■ **Materials provided**:
_____

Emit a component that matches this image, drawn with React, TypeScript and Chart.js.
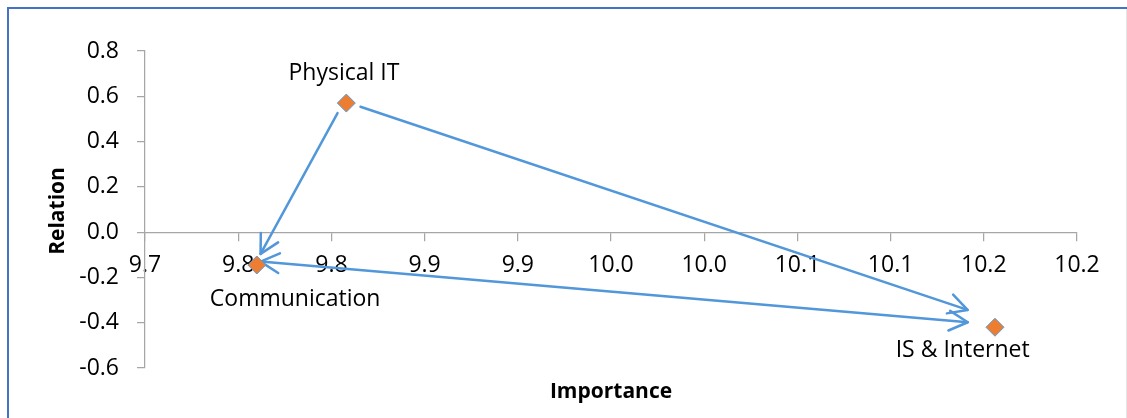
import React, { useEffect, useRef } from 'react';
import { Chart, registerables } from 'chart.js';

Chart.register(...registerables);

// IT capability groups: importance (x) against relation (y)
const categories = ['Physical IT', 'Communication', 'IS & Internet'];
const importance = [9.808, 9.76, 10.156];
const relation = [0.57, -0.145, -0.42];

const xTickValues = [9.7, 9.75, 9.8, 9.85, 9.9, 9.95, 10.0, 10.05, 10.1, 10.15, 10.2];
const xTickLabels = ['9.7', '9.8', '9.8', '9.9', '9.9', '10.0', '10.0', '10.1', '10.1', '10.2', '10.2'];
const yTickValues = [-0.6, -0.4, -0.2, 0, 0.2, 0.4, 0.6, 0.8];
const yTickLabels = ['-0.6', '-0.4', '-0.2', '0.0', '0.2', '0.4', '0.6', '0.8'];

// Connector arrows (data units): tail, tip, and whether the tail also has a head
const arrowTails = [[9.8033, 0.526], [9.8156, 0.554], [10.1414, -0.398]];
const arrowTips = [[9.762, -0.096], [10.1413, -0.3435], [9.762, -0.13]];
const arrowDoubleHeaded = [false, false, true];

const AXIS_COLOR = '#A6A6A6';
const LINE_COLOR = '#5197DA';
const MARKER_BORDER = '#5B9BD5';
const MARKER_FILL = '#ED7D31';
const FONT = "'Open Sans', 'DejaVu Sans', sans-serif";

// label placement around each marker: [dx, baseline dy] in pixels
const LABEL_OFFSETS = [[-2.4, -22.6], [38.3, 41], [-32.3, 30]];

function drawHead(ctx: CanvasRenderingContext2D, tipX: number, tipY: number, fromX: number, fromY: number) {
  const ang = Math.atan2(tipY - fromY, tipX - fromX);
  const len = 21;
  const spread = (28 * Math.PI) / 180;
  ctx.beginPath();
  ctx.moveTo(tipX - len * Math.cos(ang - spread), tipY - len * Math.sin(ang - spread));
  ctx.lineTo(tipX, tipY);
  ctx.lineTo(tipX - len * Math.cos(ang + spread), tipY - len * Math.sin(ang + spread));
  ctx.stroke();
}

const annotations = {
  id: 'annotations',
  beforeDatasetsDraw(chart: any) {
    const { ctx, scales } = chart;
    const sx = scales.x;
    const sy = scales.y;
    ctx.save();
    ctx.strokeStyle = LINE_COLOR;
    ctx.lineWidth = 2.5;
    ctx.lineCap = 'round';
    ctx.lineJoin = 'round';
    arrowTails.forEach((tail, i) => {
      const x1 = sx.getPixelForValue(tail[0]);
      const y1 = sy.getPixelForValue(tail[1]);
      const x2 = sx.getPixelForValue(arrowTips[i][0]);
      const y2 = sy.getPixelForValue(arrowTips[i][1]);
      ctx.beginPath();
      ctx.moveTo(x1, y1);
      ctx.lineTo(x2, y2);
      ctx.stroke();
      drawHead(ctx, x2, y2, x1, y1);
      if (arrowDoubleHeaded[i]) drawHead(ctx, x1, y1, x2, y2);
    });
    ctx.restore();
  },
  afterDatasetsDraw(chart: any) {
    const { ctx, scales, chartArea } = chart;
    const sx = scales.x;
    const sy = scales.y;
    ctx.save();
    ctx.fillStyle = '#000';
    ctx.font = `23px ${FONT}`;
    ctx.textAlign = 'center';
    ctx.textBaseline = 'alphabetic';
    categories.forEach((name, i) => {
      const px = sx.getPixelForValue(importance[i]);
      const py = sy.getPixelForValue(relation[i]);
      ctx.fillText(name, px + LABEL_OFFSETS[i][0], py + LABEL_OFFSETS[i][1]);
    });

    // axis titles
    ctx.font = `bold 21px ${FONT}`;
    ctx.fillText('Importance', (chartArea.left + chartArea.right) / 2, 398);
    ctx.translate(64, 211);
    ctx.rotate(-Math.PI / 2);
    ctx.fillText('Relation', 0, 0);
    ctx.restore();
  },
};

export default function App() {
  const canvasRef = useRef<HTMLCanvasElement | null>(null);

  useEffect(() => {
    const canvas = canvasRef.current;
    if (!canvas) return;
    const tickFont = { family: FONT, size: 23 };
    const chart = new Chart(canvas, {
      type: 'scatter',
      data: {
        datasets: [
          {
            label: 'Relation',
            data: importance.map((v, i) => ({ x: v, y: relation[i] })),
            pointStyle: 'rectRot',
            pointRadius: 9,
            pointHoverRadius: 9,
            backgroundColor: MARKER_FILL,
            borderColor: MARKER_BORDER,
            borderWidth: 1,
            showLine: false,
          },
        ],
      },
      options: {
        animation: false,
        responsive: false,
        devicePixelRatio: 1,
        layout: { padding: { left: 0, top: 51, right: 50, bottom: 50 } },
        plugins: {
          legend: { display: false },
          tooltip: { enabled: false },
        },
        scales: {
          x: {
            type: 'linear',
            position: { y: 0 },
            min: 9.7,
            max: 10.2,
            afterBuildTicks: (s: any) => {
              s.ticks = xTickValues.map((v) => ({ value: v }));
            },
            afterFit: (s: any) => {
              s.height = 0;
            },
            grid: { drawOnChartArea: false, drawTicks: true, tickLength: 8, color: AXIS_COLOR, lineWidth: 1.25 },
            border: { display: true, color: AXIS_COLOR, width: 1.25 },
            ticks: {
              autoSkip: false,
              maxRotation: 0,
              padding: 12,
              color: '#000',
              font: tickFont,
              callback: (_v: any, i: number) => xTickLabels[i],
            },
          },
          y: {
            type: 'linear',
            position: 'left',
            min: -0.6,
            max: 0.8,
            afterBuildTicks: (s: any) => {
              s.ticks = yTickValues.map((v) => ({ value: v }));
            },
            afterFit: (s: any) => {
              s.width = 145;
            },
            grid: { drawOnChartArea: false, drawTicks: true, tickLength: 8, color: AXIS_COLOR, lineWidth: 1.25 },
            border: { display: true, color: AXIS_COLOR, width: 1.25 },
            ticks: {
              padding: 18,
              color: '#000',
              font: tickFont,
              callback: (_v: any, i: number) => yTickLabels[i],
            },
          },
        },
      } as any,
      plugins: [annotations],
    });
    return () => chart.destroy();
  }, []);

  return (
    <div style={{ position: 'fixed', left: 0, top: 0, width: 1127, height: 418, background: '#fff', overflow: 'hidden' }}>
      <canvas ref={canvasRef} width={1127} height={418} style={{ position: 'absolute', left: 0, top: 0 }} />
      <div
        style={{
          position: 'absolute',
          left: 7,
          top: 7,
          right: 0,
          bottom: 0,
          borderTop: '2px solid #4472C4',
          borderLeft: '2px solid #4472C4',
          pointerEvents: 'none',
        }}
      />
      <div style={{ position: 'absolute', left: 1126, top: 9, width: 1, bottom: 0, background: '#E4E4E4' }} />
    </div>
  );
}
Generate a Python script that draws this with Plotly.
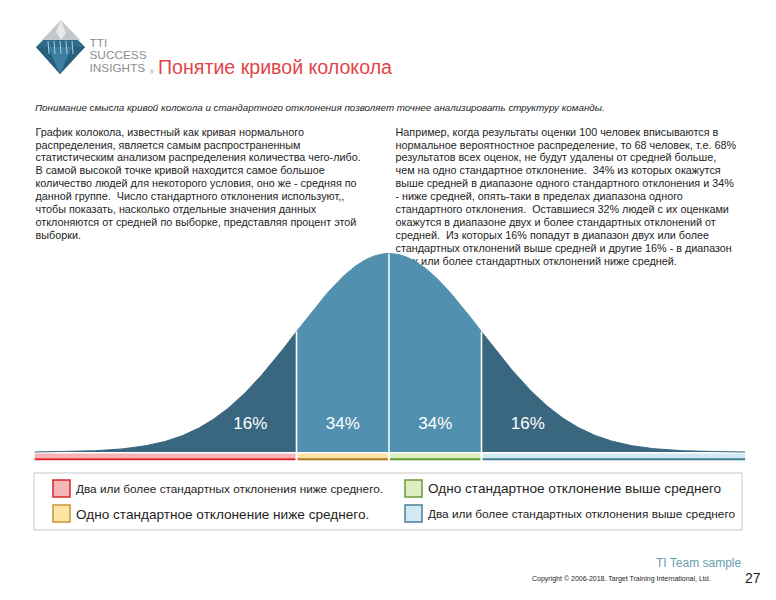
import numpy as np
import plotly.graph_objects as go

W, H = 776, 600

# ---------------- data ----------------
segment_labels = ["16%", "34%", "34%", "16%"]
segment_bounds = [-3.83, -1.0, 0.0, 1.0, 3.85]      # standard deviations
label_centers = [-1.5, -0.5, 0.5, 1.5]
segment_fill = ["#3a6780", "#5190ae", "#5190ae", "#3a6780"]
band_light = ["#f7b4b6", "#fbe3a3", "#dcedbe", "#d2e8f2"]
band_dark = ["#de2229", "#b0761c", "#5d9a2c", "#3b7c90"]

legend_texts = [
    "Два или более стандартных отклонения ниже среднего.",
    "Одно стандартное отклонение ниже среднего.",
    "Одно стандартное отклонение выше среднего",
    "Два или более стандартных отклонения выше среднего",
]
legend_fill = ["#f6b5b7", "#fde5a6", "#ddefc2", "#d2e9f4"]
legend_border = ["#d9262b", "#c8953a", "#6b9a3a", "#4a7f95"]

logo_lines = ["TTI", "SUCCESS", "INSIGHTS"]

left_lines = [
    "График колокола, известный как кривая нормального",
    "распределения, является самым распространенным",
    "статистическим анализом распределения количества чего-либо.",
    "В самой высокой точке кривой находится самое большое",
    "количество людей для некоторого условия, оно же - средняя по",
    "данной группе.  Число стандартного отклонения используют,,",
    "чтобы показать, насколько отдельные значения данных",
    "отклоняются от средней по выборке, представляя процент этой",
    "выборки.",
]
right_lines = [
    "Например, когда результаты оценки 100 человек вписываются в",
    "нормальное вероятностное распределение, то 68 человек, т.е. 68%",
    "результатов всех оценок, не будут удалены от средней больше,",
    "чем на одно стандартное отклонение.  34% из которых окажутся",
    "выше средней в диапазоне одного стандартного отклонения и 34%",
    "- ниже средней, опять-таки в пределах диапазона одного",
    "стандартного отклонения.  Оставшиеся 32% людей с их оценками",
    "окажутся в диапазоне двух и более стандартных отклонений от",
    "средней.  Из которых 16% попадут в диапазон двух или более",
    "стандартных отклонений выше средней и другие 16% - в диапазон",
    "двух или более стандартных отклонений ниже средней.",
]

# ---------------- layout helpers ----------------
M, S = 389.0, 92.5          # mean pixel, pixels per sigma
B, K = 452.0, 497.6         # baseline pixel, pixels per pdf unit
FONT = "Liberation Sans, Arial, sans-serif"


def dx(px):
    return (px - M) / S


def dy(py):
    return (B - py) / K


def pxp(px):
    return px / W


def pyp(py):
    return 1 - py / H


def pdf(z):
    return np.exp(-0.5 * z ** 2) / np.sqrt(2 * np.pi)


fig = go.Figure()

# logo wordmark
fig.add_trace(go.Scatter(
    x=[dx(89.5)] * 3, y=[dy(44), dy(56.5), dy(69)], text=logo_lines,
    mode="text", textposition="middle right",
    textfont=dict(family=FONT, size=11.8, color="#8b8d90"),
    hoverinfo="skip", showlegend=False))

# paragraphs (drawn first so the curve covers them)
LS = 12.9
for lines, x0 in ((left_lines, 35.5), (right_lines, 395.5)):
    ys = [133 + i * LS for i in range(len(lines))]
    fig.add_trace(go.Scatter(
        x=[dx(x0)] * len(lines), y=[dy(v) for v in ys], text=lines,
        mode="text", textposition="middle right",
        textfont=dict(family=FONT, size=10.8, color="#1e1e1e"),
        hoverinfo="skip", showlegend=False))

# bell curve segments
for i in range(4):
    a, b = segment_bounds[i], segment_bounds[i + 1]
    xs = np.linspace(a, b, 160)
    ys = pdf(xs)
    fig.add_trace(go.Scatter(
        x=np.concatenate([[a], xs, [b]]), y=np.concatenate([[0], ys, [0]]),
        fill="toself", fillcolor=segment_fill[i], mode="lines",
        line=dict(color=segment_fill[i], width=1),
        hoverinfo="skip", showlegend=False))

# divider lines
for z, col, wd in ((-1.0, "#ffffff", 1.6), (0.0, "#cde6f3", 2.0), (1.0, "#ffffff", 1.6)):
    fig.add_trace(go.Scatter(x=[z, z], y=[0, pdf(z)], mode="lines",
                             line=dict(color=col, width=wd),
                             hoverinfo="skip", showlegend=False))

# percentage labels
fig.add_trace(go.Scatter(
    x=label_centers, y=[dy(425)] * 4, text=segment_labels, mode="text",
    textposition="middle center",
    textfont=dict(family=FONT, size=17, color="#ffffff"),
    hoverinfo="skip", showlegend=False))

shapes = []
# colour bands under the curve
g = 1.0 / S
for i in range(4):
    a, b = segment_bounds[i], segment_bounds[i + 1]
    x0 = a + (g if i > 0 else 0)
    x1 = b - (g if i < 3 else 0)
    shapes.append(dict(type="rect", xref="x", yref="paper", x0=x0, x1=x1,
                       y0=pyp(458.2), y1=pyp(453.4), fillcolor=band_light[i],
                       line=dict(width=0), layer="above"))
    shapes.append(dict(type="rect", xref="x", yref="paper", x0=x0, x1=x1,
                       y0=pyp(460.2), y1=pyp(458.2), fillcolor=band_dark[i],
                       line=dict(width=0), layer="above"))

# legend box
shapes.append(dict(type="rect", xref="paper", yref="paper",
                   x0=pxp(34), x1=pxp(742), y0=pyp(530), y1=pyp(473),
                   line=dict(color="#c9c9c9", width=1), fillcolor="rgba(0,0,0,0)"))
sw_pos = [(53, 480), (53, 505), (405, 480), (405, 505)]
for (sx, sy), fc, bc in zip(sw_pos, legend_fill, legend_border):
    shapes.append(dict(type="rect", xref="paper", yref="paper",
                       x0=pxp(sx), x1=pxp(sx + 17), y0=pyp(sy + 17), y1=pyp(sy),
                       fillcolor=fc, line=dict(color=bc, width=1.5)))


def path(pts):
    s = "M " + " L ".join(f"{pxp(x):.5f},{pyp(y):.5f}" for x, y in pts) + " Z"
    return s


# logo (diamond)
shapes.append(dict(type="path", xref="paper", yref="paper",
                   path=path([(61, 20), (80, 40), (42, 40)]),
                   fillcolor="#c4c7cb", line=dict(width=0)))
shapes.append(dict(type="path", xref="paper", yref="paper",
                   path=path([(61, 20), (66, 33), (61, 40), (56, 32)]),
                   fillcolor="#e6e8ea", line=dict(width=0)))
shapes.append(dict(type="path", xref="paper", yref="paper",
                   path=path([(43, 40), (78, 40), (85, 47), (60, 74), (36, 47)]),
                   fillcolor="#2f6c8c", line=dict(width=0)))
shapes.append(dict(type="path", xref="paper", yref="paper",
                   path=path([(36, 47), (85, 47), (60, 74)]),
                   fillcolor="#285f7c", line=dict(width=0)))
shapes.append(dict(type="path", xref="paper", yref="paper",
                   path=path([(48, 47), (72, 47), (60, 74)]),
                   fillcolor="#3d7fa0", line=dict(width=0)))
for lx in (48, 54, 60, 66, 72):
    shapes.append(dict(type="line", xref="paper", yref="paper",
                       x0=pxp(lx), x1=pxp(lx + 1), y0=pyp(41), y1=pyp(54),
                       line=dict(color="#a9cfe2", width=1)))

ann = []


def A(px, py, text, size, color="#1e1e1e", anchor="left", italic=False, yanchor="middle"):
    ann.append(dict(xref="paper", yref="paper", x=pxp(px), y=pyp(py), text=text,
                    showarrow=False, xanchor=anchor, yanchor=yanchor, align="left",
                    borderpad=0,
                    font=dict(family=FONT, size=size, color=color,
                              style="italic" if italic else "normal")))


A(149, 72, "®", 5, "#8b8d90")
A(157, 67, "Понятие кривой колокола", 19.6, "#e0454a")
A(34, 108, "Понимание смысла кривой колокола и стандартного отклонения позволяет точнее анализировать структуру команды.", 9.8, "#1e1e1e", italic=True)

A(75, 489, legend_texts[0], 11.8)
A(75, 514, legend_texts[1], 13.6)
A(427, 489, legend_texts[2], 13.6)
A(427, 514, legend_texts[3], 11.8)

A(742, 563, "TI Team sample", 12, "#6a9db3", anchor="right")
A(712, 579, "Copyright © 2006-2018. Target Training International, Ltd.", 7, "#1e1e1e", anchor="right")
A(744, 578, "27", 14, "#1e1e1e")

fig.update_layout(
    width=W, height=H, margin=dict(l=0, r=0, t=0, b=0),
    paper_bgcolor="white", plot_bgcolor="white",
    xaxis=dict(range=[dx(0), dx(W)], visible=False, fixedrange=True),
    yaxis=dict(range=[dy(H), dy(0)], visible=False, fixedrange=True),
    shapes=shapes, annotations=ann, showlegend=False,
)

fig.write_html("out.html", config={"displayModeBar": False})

_____

■ **What you should do**: Copy nothing but the lines from the first one in the listing through the line with "['-0.6', '-0.4', '-0.2', '0.0', '0.2', '0.4', '0.6', '0.8'];", and omit the pictures.

■ **Solved exercise**:
Emit a component that matches this image, drawn with React, TypeScript and Chart.js.
import React, { useEffect, useRef } from 'react';
import { Chart, registerables } from 'chart.js';

Chart.register(...registerables);

// IT capability groups: importance (x) against relation (y)
const categories = ['Physical IT', 'Communication', 'IS & Internet'];
const importance = [9.808, 9.76, 10.156];
const relation = [0.57, -0.145, -0.42];

const xTickValues = [9.7, 9.75, 9.8, 9.85, 9.9, 9.95, 10.0, 10.05, 10.1, 10.15, 10.2];
const xTickLabels = ['9.7', '9.8', '9.8', '9.9', '9.9', '10.0', '10.0', '10.1', '10.1', '10.2', '10.2'];
const yTickValues = [-0.6, -0.4, -0.2, 0, 0.2, 0.4, 0.6, 0.8];
const yTickLabels = ['-0.6', '-0.4', '-0.2', '0.0', '0.2', '0.4', '0.6', '0.8'];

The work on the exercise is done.